Task brief:
Write out the entries below exactly, starting at the first line and stopping after the line that contains "[modcircle] (loc) at"; skip all pictures.

[Items from a data source]
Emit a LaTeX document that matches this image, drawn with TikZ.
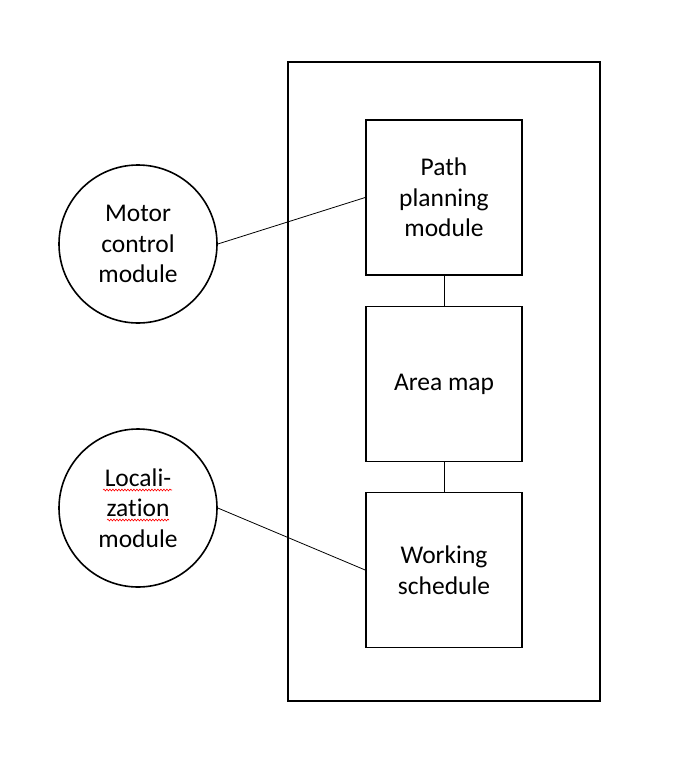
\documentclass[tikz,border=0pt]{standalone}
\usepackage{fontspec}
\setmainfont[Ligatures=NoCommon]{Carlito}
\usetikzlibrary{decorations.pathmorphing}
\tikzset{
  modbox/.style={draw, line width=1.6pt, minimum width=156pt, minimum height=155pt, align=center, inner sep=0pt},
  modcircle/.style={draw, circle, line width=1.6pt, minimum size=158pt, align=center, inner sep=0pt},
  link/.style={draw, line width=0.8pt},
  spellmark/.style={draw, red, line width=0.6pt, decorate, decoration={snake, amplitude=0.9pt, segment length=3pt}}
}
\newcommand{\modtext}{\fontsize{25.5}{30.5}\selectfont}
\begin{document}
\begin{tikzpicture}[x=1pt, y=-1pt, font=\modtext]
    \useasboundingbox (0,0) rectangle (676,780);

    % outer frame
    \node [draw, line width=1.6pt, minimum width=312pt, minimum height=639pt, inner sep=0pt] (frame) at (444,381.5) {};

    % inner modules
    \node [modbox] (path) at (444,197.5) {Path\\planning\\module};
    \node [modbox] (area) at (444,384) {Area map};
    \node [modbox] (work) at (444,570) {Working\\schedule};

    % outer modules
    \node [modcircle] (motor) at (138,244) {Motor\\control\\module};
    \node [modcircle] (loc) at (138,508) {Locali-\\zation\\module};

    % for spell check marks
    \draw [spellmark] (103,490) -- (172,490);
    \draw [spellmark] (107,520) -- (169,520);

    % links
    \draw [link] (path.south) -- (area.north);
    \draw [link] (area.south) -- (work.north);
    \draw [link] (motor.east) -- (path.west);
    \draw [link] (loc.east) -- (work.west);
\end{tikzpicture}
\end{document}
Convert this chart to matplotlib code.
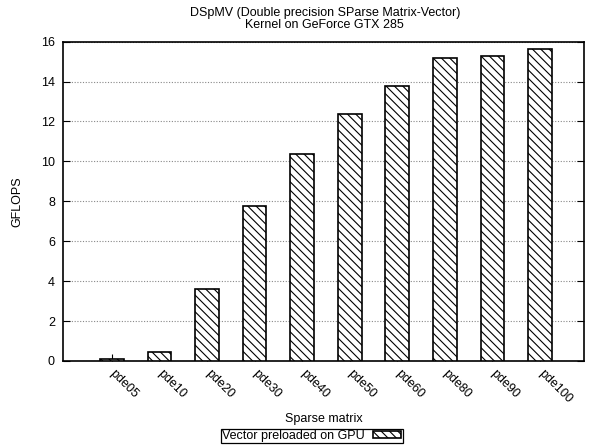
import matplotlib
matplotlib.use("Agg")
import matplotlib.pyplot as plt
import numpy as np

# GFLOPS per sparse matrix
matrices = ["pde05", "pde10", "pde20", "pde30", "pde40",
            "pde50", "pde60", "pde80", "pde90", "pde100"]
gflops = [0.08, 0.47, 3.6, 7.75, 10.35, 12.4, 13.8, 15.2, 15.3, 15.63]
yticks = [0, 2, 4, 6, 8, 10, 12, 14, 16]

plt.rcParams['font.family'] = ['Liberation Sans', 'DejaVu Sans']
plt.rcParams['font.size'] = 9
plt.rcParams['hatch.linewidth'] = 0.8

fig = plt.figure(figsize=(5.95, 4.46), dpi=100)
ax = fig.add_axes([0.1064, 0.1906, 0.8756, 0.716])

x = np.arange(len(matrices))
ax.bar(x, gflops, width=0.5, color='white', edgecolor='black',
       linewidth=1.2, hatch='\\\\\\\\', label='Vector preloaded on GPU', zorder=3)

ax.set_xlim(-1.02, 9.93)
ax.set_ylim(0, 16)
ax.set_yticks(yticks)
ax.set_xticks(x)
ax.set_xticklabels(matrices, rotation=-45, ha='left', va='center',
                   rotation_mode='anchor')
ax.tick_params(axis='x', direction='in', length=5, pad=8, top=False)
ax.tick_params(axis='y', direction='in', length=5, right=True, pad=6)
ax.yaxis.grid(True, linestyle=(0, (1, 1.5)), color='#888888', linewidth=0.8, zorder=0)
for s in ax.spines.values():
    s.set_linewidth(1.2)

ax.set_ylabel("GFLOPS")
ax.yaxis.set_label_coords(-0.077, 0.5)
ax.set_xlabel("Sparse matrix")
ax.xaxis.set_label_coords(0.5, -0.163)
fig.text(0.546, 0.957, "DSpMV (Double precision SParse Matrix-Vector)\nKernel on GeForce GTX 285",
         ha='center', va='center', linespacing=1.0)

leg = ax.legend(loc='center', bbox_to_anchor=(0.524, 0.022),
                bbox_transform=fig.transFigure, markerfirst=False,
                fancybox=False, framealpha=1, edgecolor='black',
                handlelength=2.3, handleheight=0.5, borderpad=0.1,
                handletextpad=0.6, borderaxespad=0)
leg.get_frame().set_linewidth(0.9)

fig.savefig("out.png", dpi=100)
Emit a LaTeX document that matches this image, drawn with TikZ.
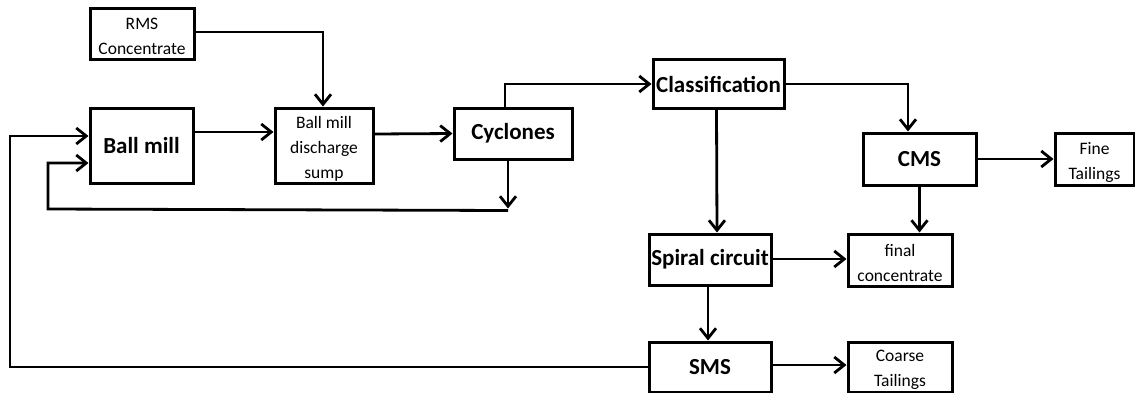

Problem solution:
Emit a LaTeX document that matches this image, drawn with TikZ.
\documentclass[tikz,border=0pt]{standalone}
\usepackage{fontspec}
\setmainfont[Ligatures=NoCommon]{Carlito}
\usetikzlibrary{decorations.pathmorphing}
\tikzset{
  modbox/.style={draw, line width=1.6pt, minimum width=156pt, minimum height=155pt, align=center, inner sep=0pt},
  modcircle/.style={draw, circle, line width=1.6pt, minimum size=158pt, align=center, inner sep=0pt},
  link/.style={draw, line width=0.8pt},
  spellmark/.style={draw, red, line width=0.6pt, decorate, decoration={snake, amplitude=0.9pt, segment length=3pt}}
}
\newcommand{\modtext}{\fontsize{25.5}{30.5}\selectfont}
\begin{document}
\begin{tikzpicture}[x=1pt, y=-1pt, font=\modtext]
    \useasboundingbox (0,0) rectangle (676,780);

    % outer frame
    \node [draw, line width=1.6pt, minimum width=312pt, minimum height=639pt, inner sep=0pt] (frame) at (444,381.5) {};

    % inner modules
    \node [modbox] (path) at (444,197.5) {Path\\planning\\module};
    \node [modbox] (area) at (444,384) {Area map};
    \node [modbox] (work) at (444,570) {Working\\schedule};

    % outer modules
    \node [modcircle] (motor) at (138,244) {Motor\\control\\module};
    \node [modcircle] (loc) at (138,508) {Locali-\\zation\\module};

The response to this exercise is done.